I often wonder what travel was like before we turned the roads into race tracks. What was it like when riders on horseback, wagons, coaches and carriages shared the same track with trudgers on foot? Certainly we see movies depicting arrogant aristocracy and gentry riding brusquely past peasant pedestrians, but was it as routine as today, when armored vehicles claim the right of way by sheer ability to wound and kill?

Walking travelers might strike up a conversation, as might mounted riders traveling at the same pace. You don’t see that with motor vehicles, at least since the CB radio craze died out. And even then it involved an extra device not everyone had.

Driving often becomes adversarial. Beat that guy to the intersection. Beat this red light, Get that parking space. Get around that slower car or truck. Scrape this tailgater off your bumper. Even if you are peaceably inclined, others bring the fight to you. Sometimes you just have to be a little aggressive to get through a situation and out of it so you can mellow out again.

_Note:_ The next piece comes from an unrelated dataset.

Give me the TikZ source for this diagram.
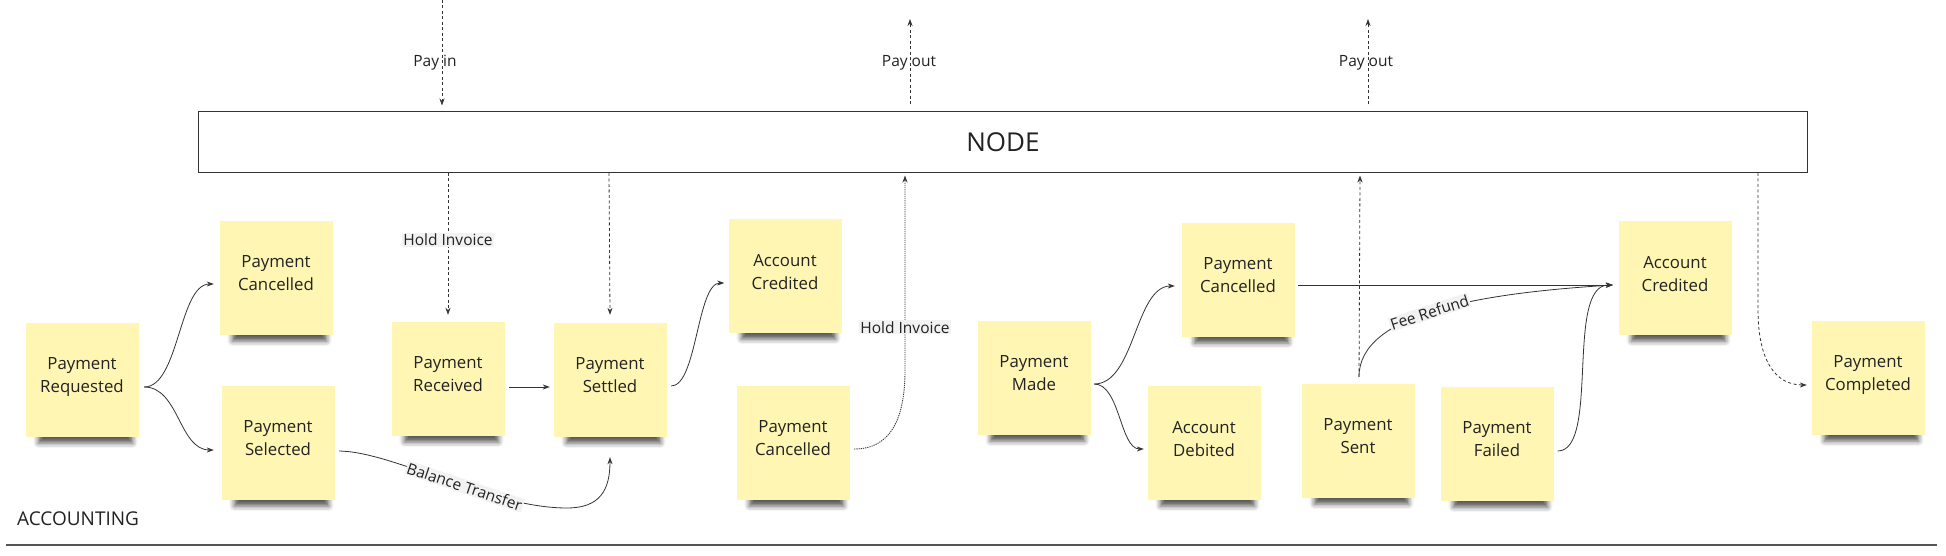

In crowded areas, aggression becomes the norm. Even a minority of aggressive drivers can push the level of tension up, especially if it is a sizable minority. The more crowded the roads the tighter the molecules are packed and the more unstable the compound becomes.

Gridlock brings a temporary peace, of course. The compound is not inert, but the pressure on it stills the reaction. Release the pressure a little and the activity resumes, often more violently than before, as volatile elements boil.

Move in from country lanes to organized highways and city streets and the system is a lot like plumbing. Speeded-up movies of urban freeway traffic look a lot like the animations in commercials for drain opener. Stuff flows, stops flowing, then flows again. Is it any wonder people in traffic act like such shits?

I can’t foresee it changing much. If we get car-to-car intercoms, so we can strike up a conversation and find out if that other driver is actually a nice person who has some annoying driving quirks we would just add the verbal element to the confrontations that already develop.

Driving involves a lot of emotion. We want to flow at our chosen pace. Anything that changes that pace causes stress.

I find that using a bicycle for transportation helps a lot, because I can maintain my pace almost regardless of motor vehicle activity. If I can keep up, my small vehicle flows more nimbly through the traffic, even without illegal and aggravating messenger antics. If I can’t keep up, the maniacs with motors flow on by me, even delivering a helpful flow of air to pull me along.

Whatever happens, I know by how I feel physically whether I am doing the best I can. I’m free to ride as hard as I can endure, and corner almost with complete freedom to enjoy the shape of the road. The benefits of health and fitness just tag along with phenomenal savings on gasoline and insurance.

Winter puts me back in the car, mixing it up with the motoring public. I slip into the same style, tempted constantly to push or impede as my flow is disrupted by other opinions crammed into the road we have to share. I drive like an idiot through my favorite set of curves and tool along like a relaxed hippie on the scenic straightaways, a parade of fuming drag racers ignored in my rear view mirror. Little do they know they wish I was on my bike as much as I do.